Reed views change management as an “absolutely imperative” aspect of the supply chain executive’s role because the various supply chain functions that need to be integrated are often entrenched in “the old way of doing things.” Additionally, many leaders of those functions have become accustomed to outdated processes.

“Integrating the supply chain itself requires strong change management skills,” Reed says. “Then, as soon as you achieve functional excellence within the supply chain, other frontiers require change management skills. For example, you need to work with sales, marketing, and engineering professionals to help produce attractive products faster.”

Key Characteristics of Dominant Supply Chains

Supply chain executives help ensure that their companies exhibit these qualities:

Information systems savvy. In its Supply Chain Top 25 for 2005 report, AMR Research notes that integrated supply chains, or “demand-driven supply networks” (DDSN), “can only work with massive amounts of IT investment. Luckily, most of this investment was laid down during the Internet bubble. Now is the time to take advantage of it.”

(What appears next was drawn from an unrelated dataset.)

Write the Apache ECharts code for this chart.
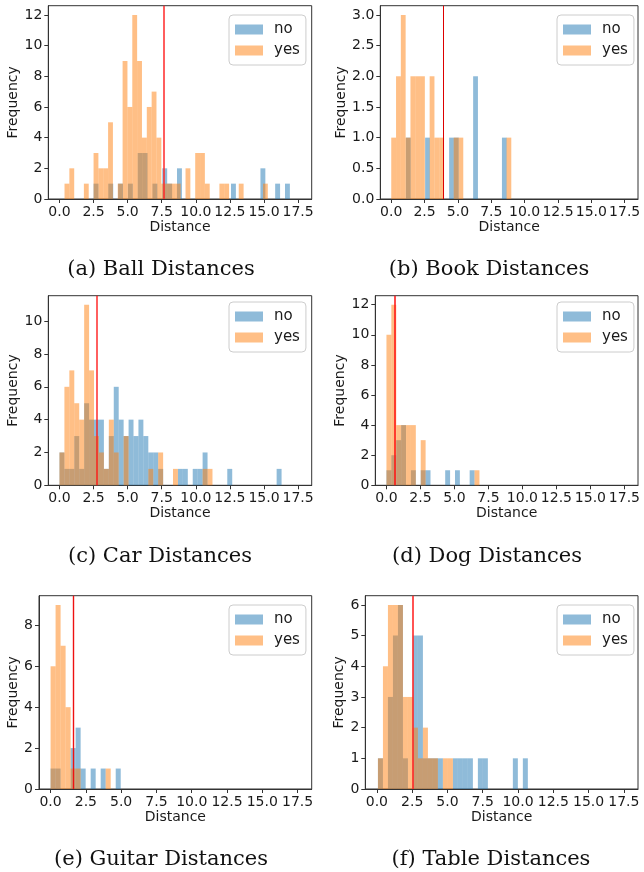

Dell, Procter & Gamble, IBM, Wal-Mart, Motorola, and other companies on AMR’s list employ highly sophisticated information systems to support their supply chain processes.

When a Wal-Mart customer buys an item, for example, the transaction flows through internal systems, then outside to trigger a replenishment order in the system of a supplier, who can immediately restock the item through its distribution system.

Strong sourcing and procurement capabilities. Companies with highly effective integrated supply chains tend to be tough negotiators. They also are better at collecting cash than their competitors.

Equally strong partnerships with suppliers. Tough negotiating tactics and aggressive accounts receivable policies do not mean that leading supply chain organizations stick it to their suppliers.

On the contrary, supply chain leaders nurture their relationships with suppliers through development programs that help suppliers provide better products and services while reducing cost within their own supply chains, benefiting both sides of the relationship.

Obsessive measurement. The most effective supply chain executives and managers understand how their functions are performing at every moment.

When asked how they have improved cycle time, order fulfillment, or inventory turns, top-performing supply chain executives can immediately respond with specific statistics. They know the exact impact their changes and improvements are delivering.